**Task goal**
Leaving out the pictures, retype the lines from the beginning of the listing through the line containing "950,955,960,965,970,975,980];".

**Material**
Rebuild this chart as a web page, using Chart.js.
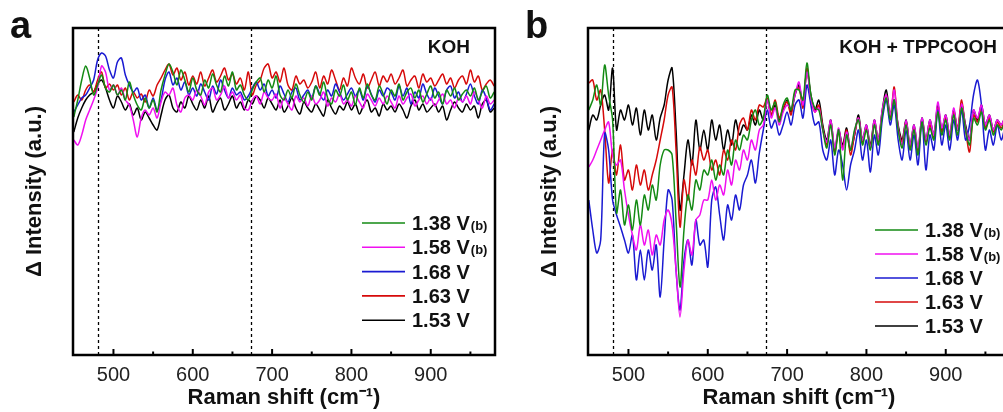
<!DOCTYPE html>
<html>
<head>
<meta charset="utf-8">
<script src="https://cdn.jsdelivr.net/npm/chart.js@4.4.1/dist/chart.umd.min.js"></script>
<style>
  html, body { margin: 0; padding: 0; background: #fff; overflow: hidden; width: 1003px; height: 412px; }
  canvas { position: absolute; top: 0; }
</style>
</head>
<body>
<canvas id="chartA" width="500" height="412" style="left:0px"></canvas>
<canvas id="chartB" width="500" height="412" style="left:515px"></canvas>
<script>
// Raman shift grid (cm-1)
const shift = [450,455,460,465,470,475,480,485,490,495,
  500,505,510,515,520,525,530,535,540,545,
  550,555,560,565,570,575,580,585,590,595,
  600,605,610,615,620,625,630,635,640,645,
  650,655,660,665,670,675,680,685,690,695,
  700,705,710,715,720,725,730,735,740,745,
  750,755,760,765,770,775,780,785,790,795,
  800,805,810,815,820,825,830,835,840,845,
  850,855,860,865,870,875,880,885,890,895,
  900,905,910,915,920,925,930,935,940,945,
  950,955,960,965,970,975,980];

const seriesLabels = ['1.38 V(b)', '1.58 V(b)', '1.68 V', '1.63 V', '1.53 V'];
const seriesColors = ['#138a13', '#f010f0', '#1a1ad2', '#d60a0a', '#000000'];

const xTicks = [500, 600, 700, 800, 900];
const xMinor = [550, 650, 750, 850, 950];
const markers = [481, 674];

// panel a : KOH
const aGreen = [238,255,275,289,277,260,270,280,267,263, 270,260,265,255,273,260,250,245,257,247, 255,243,265,280,291,283,270,285,275,263, 277,265,260,275,267,281,270,263,279,269, 283,265,270,260,255,265,273,277,263,275, 267,279,260,255,265,257,271,260,253,263, 255,269,260,273,257,251,265,259,270,255, 263,250,267,257,271,260,255,269,261,251, 265,259,271,255,263,267,257,265,253,261, 269,257,263,251,265,259,267,255,261,265, 259,267,255,263,269,257,263];
const aMag = [215,210,220,235,245,255,267,289,283,265, 270,260,267,255,250,235,218,237,245,240, 247,237,253,263,260,267,250,243,257,260, 255,265,259,250,263,267,255,260,269,257, 263,255,260,247,245,255,259,251,263,257, 255,261,247,257,251,245,259,253,257,249, 259,251,255,263,249,257,253,261,251,255, 249,259,253,247,261,255,249,257,251,259, 253,247,259,251,257,261,249,255,259,251, 257,249,255,261,251,255,247,257,253,259, 251,263,255,247,259,251,255];
const aBlue = [243,250,257,260,267,275,295,302,299,285, 277,293,297,280,270,263,267,255,260,247, 257,245,255,275,283,270,277,265,273,260, 267,259,271,263,255,269,261,275,265,257, 267,260,263,255,259,267,273,265,271,259, 265,257,269,261,253,263,267,255,260,265, 257,269,261,255,265,259,271,263,255,261, 267,259,265,255,269,261,253,265,259,267, 263,255,269,259,267,251,263,257,271,261, 255,267,259,251,265,269,257,263,253,261, 271,259,251,265,257,245,251];
const aRed = [253,260,255,265,270,263,275,283,267,271, 265,270,260,267,255,263,257,261,253,265, 259,270,277,285,291,280,287,275,283,270, 279,271,283,269,277,285,273,279,287,275, 281,271,277,265,283,260,270,275,287,291, 277,283,273,287,270,265,279,271,275,267, 273,283,267,279,271,285,275,265,277,269, 287,277,271,281,267,275,283,269,279,273, 281,271,277,285,269,275,279,267,281,273, 277,269,275,281,271,277,267,275,279,271, 285,273,279,265,271,275,269];
const aBlack = [223,237,247,255,260,263,271,275,267,255, 247,259,253,245,251,240,247,235,243,237, 230,225,240,255,260,247,243,253,247,259, 251,245,255,247,259,243,251,257,245,251, 259,247,253,245,255,251,259,255,247,257, 251,245,255,243,249,257,247,241,253,247, 243,251,245,239,255,247,241,249,245,253, 245,251,241,249,255,243,247,239,251,245, 249,243,251,245,237,249,255,245,251,243, 247,251,243,249,235,245,253,247,243,251, 245,249,237,251,255,243,247];

// panel b : KOH + TPPCOOH
const bGreen = [245,255,270,250,290,260,235,142,165,130, 150,125,155,130,160,145,170,155,190,205, 205,200,135,68,125,160,145,175,165,185, 180,195,175,190,180,205,190,215,205,220, 215,235,245,230,237,260,245,253,233,250, 257,245,265,265,255,292,260,247,245,225, 207,230,200,225,175,220,205,225,235,210, 225,205,230,210,240,257,235,255,225,207, 230,205,225,200,233,210,227,215,243,220, 235,215,240,220,247,225,210,237,230,243, 225,235,220,230,225,233,229];
const bMag = [188,195,205,215,225,233,200,190,195,165, 140,120,105,130,110,125,100,120,110,135, 145,130,85,38,85,115,100,135,140,155, 155,175,155,170,160,185,170,195,185,205, 195,215,205,225,230,255,237,247,230,243, 250,247,260,273,250,283,257,243,247,225, 213,235,207,227,205,223,207,223,237,215, 230,207,235,215,245,260,240,265,227,210, 235,210,230,207,237,215,235,220,253,227, 240,220,247,225,251,227,215,245,237,250, 230,240,225,235,230,238,233];
const bBlue = [155,125,102,115,222,205,155,140,128,115, 102,120,75,105,75,105,85,110,58,115, 165,155,85,45,95,115,90,135,110,115, 88,155,168,140,115,150,135,160,145,170, 180,195,172,202,225,245,227,235,220,230, 243,230,250,255,237,270,250,230,233,205, 195,215,180,205,190,165,190,205,225,195, 215,183,220,200,235,255,230,250,215,195, 225,195,220,190,235,185,220,205,245,210, 230,205,235,215,245,215,230,260,275,250, 205,225,210,230,215,227,223];
const bRed = [272,275,255,265,225,172,205,180,210,175, 185,165,190,170,185,165,180,195,215,235, 260,268,205,128,175,155,195,180,208,195, 205,185,195,180,205,195,215,205,230,237, 225,245,235,250,248,257,240,255,237,247, 253,240,263,267,247,287,257,243,250,227, 210,233,203,223,207,225,200,220,237,213, 227,207,233,213,243,260,237,268,227,213, 233,207,227,203,235,213,230,217,247,223, 237,217,243,227,255,225,203,240,233,247, 227,237,223,233,227,235,231];
const bBlack = [225,240,235,250,260,245,287,225,245,235, 250,230,247,220,245,225,240,215,237,250, 275,287,225,145,180,215,190,235,205,225, 205,235,215,230,205,225,210,235,220,230, 225,240,230,245,235,255,240,250,235,245, 255,243,260,270,250,285,260,245,255,230, 215,235,205,225,210,227,205,220,240,215, 230,210,235,215,245,265,240,255,230,215, 235,210,230,205,237,215,235,220,250,225, 240,220,245,225,250,230,215,245,235,250, 230,240,225,235,230,237,233];

const FONT = "'Liberation Sans', Arial, sans-serif";
Chart.defaults.font.family = FONT;

// dashed markers, frame, inner ticks, legend and panel labels
const panelDeco = {
  id: 'panelDeco',
  beforeDatasetsDraw(chart, args, opts) {
    const { ctx, chartArea: ca, scales: { x } } = chart;
    ctx.save();
    ctx.strokeStyle = '#000';
    ctx.lineWidth = 1.3;
    ctx.setLineDash([3, 3]);
    markers.forEach(v => {
      const px = Math.round(x.getPixelForValue(v)) + 0.5;
      ctx.beginPath();
      ctx.moveTo(px, ca.top);
      ctx.lineTo(px, ca.bottom);
      ctx.stroke();
    });
    ctx.restore();
  },
  afterDraw(chart, args, opts) {
    const { ctx, chartArea: ca, scales: { x } } = chart;
    ctx.save();
    ctx.strokeStyle = '#000';
    ctx.lineWidth = 2.5;
    ctx.strokeRect(ca.left, ca.top, ca.right - ca.left, ca.bottom - ca.top);

    ctx.lineWidth = 2;
    xTicks.forEach(v => {
      const px = x.getPixelForValue(v);
      ctx.beginPath(); ctx.moveTo(px, ca.bottom); ctx.lineTo(px, ca.bottom - 6); ctx.stroke();
    });
    xMinor.forEach(v => {
      const px = x.getPixelForValue(v);
      ctx.beginPath(); ctx.moveTo(px, ca.bottom); ctx.lineTo(px, ca.bottom - 3.5); ctx.stroke();
    });

    // legend
    chart.data.datasets.forEach((ds, i) => {
      const y = opts.legendTop + i * opts.legendGap;
      ctx.strokeStyle = ds.borderColor;
      ctx.lineWidth = 1.6;
      ctx.beginPath(); ctx.moveTo(opts.legendX, y); ctx.lineTo(opts.legendX + 43, y); ctx.stroke();
      const parts = ds.label.match(/^(.*?)(\(b\))?$/);
      ctx.fillStyle = '#111';
      ctx.textBaseline = 'alphabetic';
      ctx.textAlign = 'left';
      ctx.font = 'bold 20px ' + FONT;
      ctx.fillText(parts[1], opts.legendX + 50, y + 7);
      if (parts[2]) {
        const w = ctx.measureText(parts[1]).width;
        ctx.font = 'bold 13px ' + FONT;
        ctx.fillText(parts[2], opts.legendX + 50 + w + 1, y + 7);
      }
    });

    ctx.fillStyle = '#111';
    ctx.textAlign = 'right';
    ctx.textBaseline = 'middle';
    ctx.font = 'bold 19px ' + FONT;
    ctx.fillText(opts.tag, opts.tagRight, 48);

    ctx.textAlign = 'left';
    ctx.textBaseline = 'alphabetic';
    ctx.font = 'bold 38px ' + FONT;
    ctx.fillText(opts.letter, opts.letterX, 38);
    ctx.restore();
  }
};

function pts(vals) {
  return shift.map((s, i) => ({ x: s, y: vals[i] }));
}

function makeChart(id, values, deco) {
  const datasets = values.map((vals, i) => ({
    label: seriesLabels[i],
    data: pts(vals),
    borderColor: seriesColors[i],
    backgroundColor: seriesColors[i],
    borderWidth: 1.5,
    pointRadius: 0,
    tension: 0.3
  }));
  return new Chart(document.getElementById(id), {
    type: 'line',
    data: { datasets: datasets },
    options: {
      responsive: false,
      devicePixelRatio: 1,
      animation: false,
      layout: { padding: { top: 28, right: 5, left: 0, bottom: 0 } },
      plugins: { legend: { display: false }, tooltip: { enabled: false }, panelDeco: deco },
      scales: {
        x: {
          type: 'linear', min: 449, max: 981,
          afterBuildTicks: s => { s.ticks = xTicks.map(v => ({ value: v })); },
          afterFit: s => { s.height = 57; },
          grid: { display: false, drawTicks: false },
          border: { display: false },
          ticks: { color: '#222', font: { size: 20 }, padding: 8, maxRotation: 0 },
          title: { display: true, text: 'Raman shift (cm\u207B\u00B9)', color: '#111',
                   font: { size: 22, weight: 'bold' }, padding: { top: 0, bottom: 1 } }
        },
        y: {
          min: 0, max: 327,
          afterFit: s => { s.width = 73; },
          grid: { display: false },
          border: { display: false },
          ticks: { display: false },
          title: { display: true, text: '\u0394 Intensity (a.u.)', color: '#111',
                   font: { size: 22, weight: 'bold' }, padding: { top: 22, bottom: 0 } }
        }
      }
    },
    plugins: [panelDeco]
  });
}

makeChart('chartA', [aGreen, aMag, aBlue, aRed, aBlack],
  { legendX: 362, legendTop: 223, legendGap: 24.3, tag: 'KOH', tagRight: 470, letter: 'a', letterX: 10 });
makeChart('chartB', [bGreen, bMag, bBlue, bRed, bBlack],
  { legendX: 360, legendTop: 230, legendGap: 24, tag: 'KOH + TPPCOOH', tagRight: 482, letter: 'b', letterX: 10 });
</script>
</body>
</html>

**Reply**
Rebuild this chart as a web page, using Chart.js.
<!DOCTYPE html>
<html>
<head>
<meta charset="utf-8">
<script src="https://cdn.jsdelivr.net/npm/chart.js@4.4.1/dist/chart.umd.min.js"></script>
<style>
  html, body { margin: 0; padding: 0; background: #fff; overflow: hidden; width: 1003px; height: 412px; }
  canvas { position: absolute; top: 0; }
</style>
</head>
<body>
<canvas id="chartA" width="500" height="412" style="left:0px"></canvas>
<canvas id="chartB" width="500" height="412" style="left:515px"></canvas>
<script>
// Raman shift grid (cm-1)
const shift = [450,455,460,465,470,475,480,485,490,495,
  500,505,510,515,520,525,530,535,540,545,
  550,555,560,565,570,575,580,585,590,595,
  600,605,610,615,620,625,630,635,640,645,
  650,655,660,665,670,675,680,685,690,695,
  700,705,710,715,720,725,730,735,740,745,
  750,755,760,765,770,775,780,785,790,795,
  800,805,810,815,820,825,830,835,840,845,
  850,855,860,865,870,875,880,885,890,895,
  900,905,910,915,920,925,930,935,940,945,
  950,955,960,965,970,975,980];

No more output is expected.